§ What you will do
Copy exactly the lines from the line containing "Output the LaTeX" to the line containing "(liite) at (882,3)", both lines included, and omit any pictures.

§ Data listing
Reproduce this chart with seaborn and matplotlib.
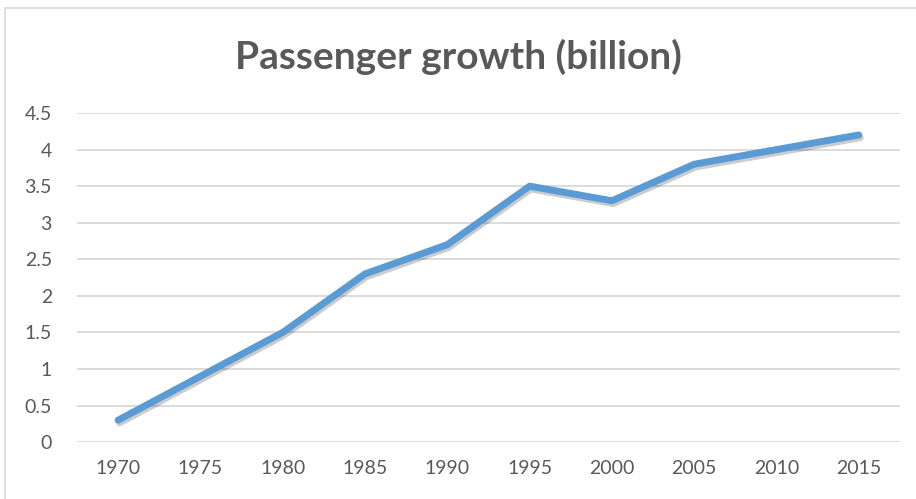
--
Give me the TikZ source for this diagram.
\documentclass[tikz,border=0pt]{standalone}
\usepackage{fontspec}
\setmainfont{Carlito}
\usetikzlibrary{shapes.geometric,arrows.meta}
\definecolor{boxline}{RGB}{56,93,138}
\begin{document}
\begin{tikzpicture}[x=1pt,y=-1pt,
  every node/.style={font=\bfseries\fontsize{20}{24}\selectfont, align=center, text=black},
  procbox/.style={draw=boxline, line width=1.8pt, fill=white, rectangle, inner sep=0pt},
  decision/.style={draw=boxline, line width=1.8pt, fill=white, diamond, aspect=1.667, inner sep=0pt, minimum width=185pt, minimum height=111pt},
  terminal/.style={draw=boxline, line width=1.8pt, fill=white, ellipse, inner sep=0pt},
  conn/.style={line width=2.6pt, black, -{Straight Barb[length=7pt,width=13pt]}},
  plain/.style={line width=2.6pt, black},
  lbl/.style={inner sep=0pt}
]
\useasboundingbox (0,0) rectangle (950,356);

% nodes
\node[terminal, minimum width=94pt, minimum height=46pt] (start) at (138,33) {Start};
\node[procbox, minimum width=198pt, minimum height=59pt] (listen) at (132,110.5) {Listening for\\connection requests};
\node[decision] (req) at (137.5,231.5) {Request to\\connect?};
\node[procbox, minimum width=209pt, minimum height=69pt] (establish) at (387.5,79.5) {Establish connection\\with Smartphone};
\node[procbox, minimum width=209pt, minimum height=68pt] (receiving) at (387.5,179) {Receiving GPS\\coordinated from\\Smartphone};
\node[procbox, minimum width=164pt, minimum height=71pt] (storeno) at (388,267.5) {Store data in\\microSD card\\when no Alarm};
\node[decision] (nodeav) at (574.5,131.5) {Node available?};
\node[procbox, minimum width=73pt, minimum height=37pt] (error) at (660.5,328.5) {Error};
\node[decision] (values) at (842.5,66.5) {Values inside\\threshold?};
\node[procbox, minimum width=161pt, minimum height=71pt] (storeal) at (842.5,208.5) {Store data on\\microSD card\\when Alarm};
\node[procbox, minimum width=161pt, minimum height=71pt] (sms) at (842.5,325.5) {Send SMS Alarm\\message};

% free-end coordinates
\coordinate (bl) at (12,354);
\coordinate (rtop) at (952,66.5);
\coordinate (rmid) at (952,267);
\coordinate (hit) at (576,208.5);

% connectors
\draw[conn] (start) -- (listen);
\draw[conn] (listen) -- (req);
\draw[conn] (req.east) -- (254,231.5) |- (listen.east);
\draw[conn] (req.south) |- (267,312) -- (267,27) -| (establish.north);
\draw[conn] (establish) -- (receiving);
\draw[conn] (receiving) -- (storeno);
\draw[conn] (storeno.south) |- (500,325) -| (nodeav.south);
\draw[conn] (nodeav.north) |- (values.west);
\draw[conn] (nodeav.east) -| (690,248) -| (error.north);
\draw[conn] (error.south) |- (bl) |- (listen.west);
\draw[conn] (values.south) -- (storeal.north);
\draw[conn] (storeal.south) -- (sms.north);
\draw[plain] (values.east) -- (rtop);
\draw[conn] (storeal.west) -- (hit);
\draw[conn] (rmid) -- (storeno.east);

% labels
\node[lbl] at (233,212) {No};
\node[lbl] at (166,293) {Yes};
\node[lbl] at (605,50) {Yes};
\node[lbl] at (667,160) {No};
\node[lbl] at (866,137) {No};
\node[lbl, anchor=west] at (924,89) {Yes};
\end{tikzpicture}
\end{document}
* * *
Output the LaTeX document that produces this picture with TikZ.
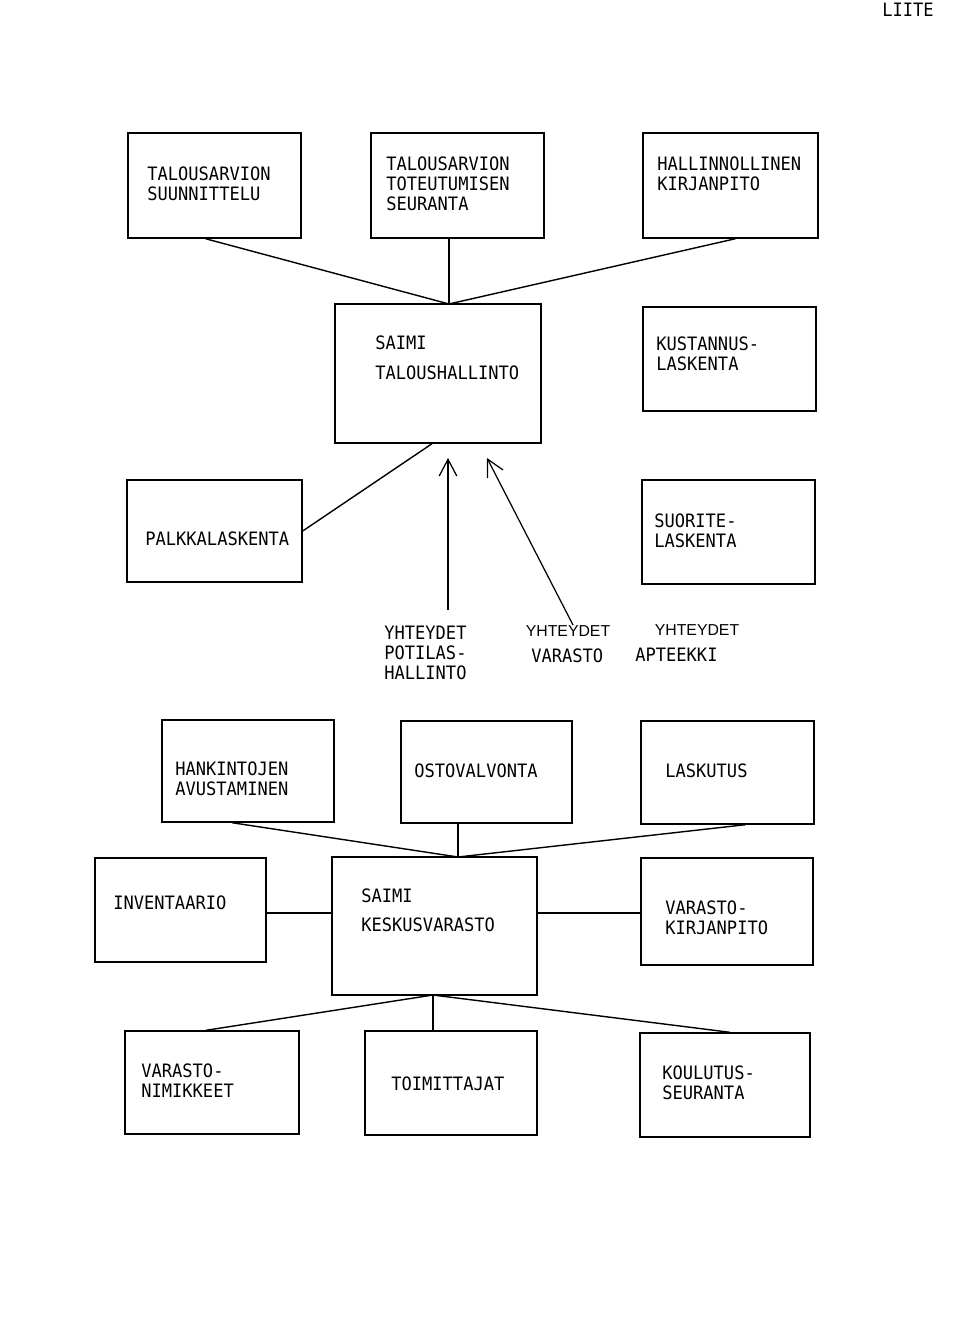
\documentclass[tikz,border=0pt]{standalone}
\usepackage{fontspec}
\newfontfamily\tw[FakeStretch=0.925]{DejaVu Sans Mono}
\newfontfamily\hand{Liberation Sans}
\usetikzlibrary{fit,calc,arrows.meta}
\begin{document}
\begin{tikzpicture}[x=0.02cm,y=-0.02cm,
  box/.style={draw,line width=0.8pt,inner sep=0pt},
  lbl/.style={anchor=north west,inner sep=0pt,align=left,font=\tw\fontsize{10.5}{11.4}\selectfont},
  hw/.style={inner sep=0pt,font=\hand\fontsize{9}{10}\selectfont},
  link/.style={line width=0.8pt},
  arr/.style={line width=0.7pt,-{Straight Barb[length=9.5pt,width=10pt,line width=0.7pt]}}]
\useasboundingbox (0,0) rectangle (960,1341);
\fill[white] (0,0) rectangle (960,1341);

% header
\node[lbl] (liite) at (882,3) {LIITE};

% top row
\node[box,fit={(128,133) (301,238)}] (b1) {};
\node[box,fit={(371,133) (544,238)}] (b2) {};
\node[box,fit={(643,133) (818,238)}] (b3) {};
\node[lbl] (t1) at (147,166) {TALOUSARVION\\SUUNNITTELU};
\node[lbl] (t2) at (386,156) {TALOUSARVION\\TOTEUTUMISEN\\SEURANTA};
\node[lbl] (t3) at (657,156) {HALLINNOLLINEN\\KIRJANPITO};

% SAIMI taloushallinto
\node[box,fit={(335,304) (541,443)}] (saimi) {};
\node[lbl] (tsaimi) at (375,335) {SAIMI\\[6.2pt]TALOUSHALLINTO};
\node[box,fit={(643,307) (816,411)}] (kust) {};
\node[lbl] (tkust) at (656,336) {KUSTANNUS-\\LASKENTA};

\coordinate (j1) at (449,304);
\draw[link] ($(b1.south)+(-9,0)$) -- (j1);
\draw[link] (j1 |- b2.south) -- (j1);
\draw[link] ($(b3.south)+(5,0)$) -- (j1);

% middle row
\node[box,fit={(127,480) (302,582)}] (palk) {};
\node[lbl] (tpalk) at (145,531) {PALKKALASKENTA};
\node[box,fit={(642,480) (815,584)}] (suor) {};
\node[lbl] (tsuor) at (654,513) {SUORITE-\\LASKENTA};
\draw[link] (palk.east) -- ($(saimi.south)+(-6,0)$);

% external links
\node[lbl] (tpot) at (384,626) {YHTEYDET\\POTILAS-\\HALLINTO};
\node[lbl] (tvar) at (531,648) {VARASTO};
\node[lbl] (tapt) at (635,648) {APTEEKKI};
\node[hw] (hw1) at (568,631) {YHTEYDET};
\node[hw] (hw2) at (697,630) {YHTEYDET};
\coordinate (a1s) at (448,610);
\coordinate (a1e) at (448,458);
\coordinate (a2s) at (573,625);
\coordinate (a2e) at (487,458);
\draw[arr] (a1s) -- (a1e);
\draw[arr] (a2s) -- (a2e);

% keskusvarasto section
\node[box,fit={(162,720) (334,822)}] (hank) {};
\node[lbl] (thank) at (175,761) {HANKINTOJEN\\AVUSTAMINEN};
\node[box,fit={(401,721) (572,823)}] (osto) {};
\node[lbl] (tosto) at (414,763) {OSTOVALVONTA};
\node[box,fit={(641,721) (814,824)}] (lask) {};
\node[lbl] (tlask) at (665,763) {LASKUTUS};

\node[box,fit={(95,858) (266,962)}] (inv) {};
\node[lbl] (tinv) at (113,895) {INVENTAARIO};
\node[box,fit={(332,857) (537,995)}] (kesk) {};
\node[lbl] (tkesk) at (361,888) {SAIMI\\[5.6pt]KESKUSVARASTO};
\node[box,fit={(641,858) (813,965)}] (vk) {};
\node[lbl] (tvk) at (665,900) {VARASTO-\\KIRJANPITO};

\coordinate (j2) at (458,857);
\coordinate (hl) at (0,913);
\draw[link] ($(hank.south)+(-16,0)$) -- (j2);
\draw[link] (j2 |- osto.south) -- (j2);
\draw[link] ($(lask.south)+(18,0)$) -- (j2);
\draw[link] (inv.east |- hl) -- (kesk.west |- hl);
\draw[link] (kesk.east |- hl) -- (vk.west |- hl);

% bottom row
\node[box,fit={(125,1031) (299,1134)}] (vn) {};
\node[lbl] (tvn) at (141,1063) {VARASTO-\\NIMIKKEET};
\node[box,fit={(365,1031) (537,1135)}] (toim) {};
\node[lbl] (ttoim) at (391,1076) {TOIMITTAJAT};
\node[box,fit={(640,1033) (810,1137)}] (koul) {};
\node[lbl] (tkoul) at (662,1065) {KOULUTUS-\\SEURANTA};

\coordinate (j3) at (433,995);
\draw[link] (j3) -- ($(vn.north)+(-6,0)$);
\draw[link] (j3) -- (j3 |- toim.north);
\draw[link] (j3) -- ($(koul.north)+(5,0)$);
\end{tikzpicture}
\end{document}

§ Solution below
Output the LaTeX document that produces this picture with TikZ.
\documentclass[tikz,border=0pt]{standalone}
\usepackage{fontspec}
\newfontfamily\tw[FakeStretch=0.925]{DejaVu Sans Mono}
\newfontfamily\hand{Liberation Sans}
\usetikzlibrary{fit,calc,arrows.meta}
\begin{document}
\begin{tikzpicture}[x=0.02cm,y=-0.02cm,
  box/.style={draw,line width=0.8pt,inner sep=0pt},
  lbl/.style={anchor=north west,inner sep=0pt,align=left,font=\tw\fontsize{10.5}{11.4}\selectfont},
  hw/.style={inner sep=0pt,font=\hand\fontsize{9}{10}\selectfont},
  link/.style={line width=0.8pt},
  arr/.style={line width=0.7pt,-{Straight Barb[length=9.5pt,width=10pt,line width=0.7pt]}}]
\useasboundingbox (0,0) rectangle (960,1341);
\fill[white] (0,0) rectangle (960,1341);

% header
\node[lbl] (liite) at (882,3) {LIITE};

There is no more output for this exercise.